Over the last few weeks we’ve been thinking about improving terms and conditions. We’ve been learning by making and talking to experts.
We started out with a tool to parse and display terms
The first thing we did was build a prototype to test making it easier for people to read terms and conditions by highlighting certain words and phrases, for example ‘personal information’.
This was a simple starting point that could lead to more sophisticated natural language processing and automatic analysis of terms.
Simple formatting was the most impactful part of the prototype
The biggest surprise testing the prototype was that the most popular feature was its clear headlines, large font sizes and ample spacing.
This basic level of usability is often missing — terms and conditions documents often reflect their heritage as paper documents. Simply presenting documents with semantic HTML — correct use of different levels of headings, for example — can improve their readability.
A lack of standards makes parsing terms difficult
Through building and testing the prototype we learned a lot about how terms and conditions are published and the challenges of this type of tool.
The first hurdle for parsing tools is a lack of consistency of how terms are published.
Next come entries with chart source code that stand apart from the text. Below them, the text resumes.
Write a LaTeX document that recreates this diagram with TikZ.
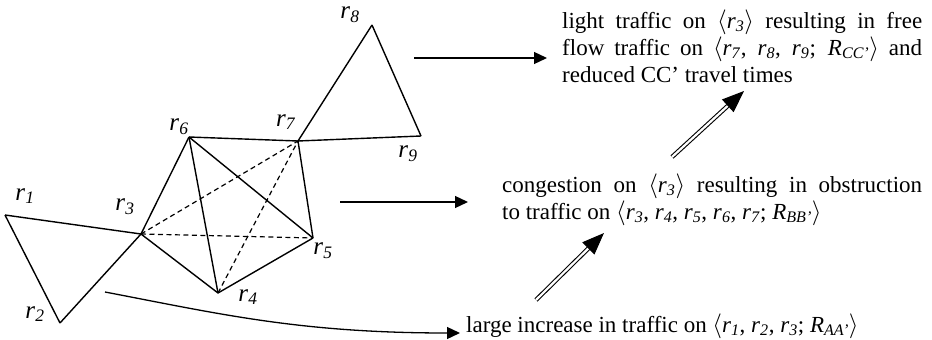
\documentclass[tikz,border=0pt]{standalone}
\usepackage{fontspec}
\setmainfont{Liberation Serif}
\usetikzlibrary{arrows.meta}
\newcommand{\rv}[1]{\textit{r}\textsubscript{\textit{#1}}}
\newcommand{\Rv}[1]{\textit{R}\textsubscript{\textit{#1}}}

\begin{document}
\begin{tikzpicture}[x=1pt, y=-1pt, >={Triangle[length=13pt,width=12pt]},
  edge/.style={line width=1.4pt, line join=round},
  link/.style={line width=1.2pt, dash pattern=on 5pt off 3.5pt},
  lbl/.style={font=\fontsize{25}{27}\selectfont, inner sep=0pt},
  note/.style={font=\fontsize{23}{27}\selectfont, inner sep=0pt, anchor=base west},
  flow/.style={line width=1.3pt, ->},
  fat/.style={double, double distance=2.2pt, line width=1.1pt, -{Triangle[length=22pt,width=17pt]}}]
\useasboundingbox (0,0) rectangle (932,340);

% road junctions
\coordinate (r1) at (5,215);
\coordinate (r2) at (60,323);
\coordinate (r3) at (141,234);
\coordinate (r4) at (218,293);
\coordinate (r5) at (313,238);
\coordinate (r6) at (189,137);
\coordinate (r7) at (298,141);
\coordinate (r8) at (372,25);
\coordinate (r9) at (421,136);

\foreach \a/\b in {r1/r2,r2/r3,r3/r1,r3/r6,r3/r4,r6/r7,r6/r4,r6/r5,r7/r5,r5/r4,r7/r8,r8/r9,r9/r7}
{
    \draw[edge](\a)--(\b);
}
\foreach \a/\b in {r3/r7,r3/r5,r4/r7}
{
    \draw[link](\a)--(\b);
}

\foreach \n/\x/\y in {1/25/196,2/35/314,3/125/207,4/248/297,5/323/251,6/179/127,7/286/122,8/350/15,9/408/154}
{
    \node[lbl](l\n) at (\x,\y){\rv{\n}};
}

% effects
\node[note, text width=360pt, align=justify](light) at (562,28)
{light traffic on $\langle$\rv{3}$\rangle$ resulting in free\linebreak
flow traffic on $\langle$\rv{7}, \rv{8}, \rv{9}; \Rv{CC’}$\rangle$ and\linebreak
reduced CC’ travel times};
\node[note, text width=420pt, align=justify](cong) at (502,192)
{congestion on $\langle$\rv{3}$\rangle$ resulting in obstruction\linebreak
to traffic on $\langle$\rv{3}, \rv{4}, \rv{5}, \rv{6}, \rv{7}; \Rv{BB’}$\rangle$};
\node[note](large) at (466,332)
{large increase in traffic on $\langle$\rv{1}, \rv{2}, \rv{3}; \Rv{AA’}$\rangle$};

\coordinate (a1) at (414,58);  \coordinate (b1) at (547,58);
\coordinate (a2) at (340,202); \coordinate (b2) at (468,202);
\coordinate (a3) at (105,292); \coordinate (b3) at (460,333);
\draw[flow](a1)--(b1);
\draw[flow](a2)--(b2);
\draw[flow](a3) .. controls (220,314) and (300,333) .. (b3);

\coordinate (d1) at (536,300); \coordinate (e1) at (604,233);
\coordinate (d2) at (672,157); \coordinate (e2) at (744,91);
\draw[fat](d1)--(e1);
\draw[fat](d2)--(e2);
\end{tikzpicture}
\end{document}
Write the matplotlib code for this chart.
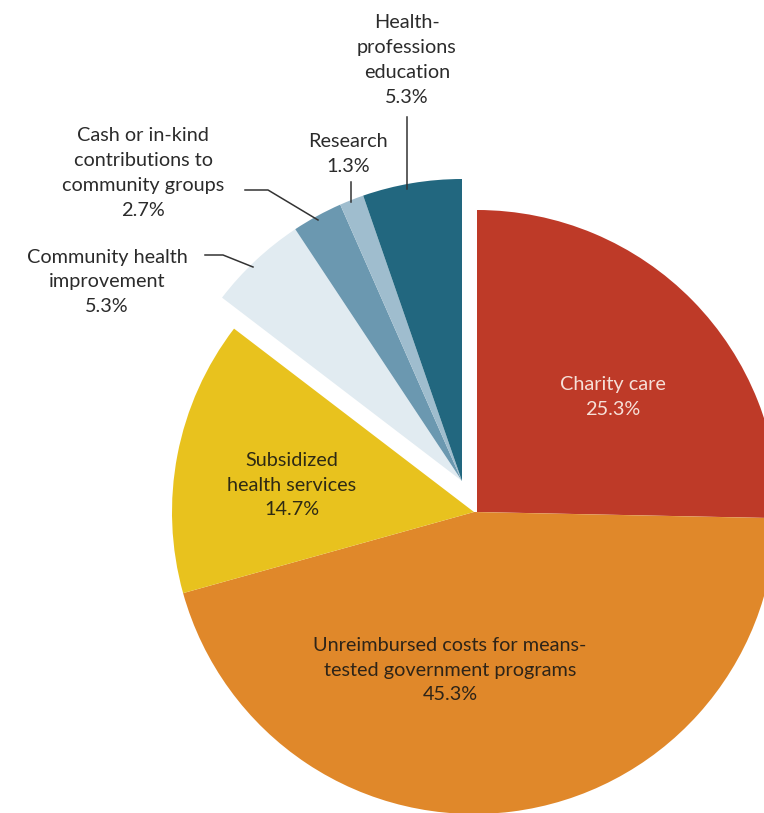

We encountered two-column PDFs, text files and low quality HTML web pages.
The lack of standards makes it difficult to extract the structure of the content reliably, and that’s the first stage of doing meaningful parsing.
There are different ways to tackle this problem:
- Spend engineering effort on parsing different types of format, automatically recognising headings, definitions and so on
- Influence the way terms are published in the first place
At this point it feels like there’s more potential looking at the content of the terms rather than automatically importing different formats.
We’ll definitely revisit parsing, but next we’ll talk through ways we might improve the publishing of terms and conditions.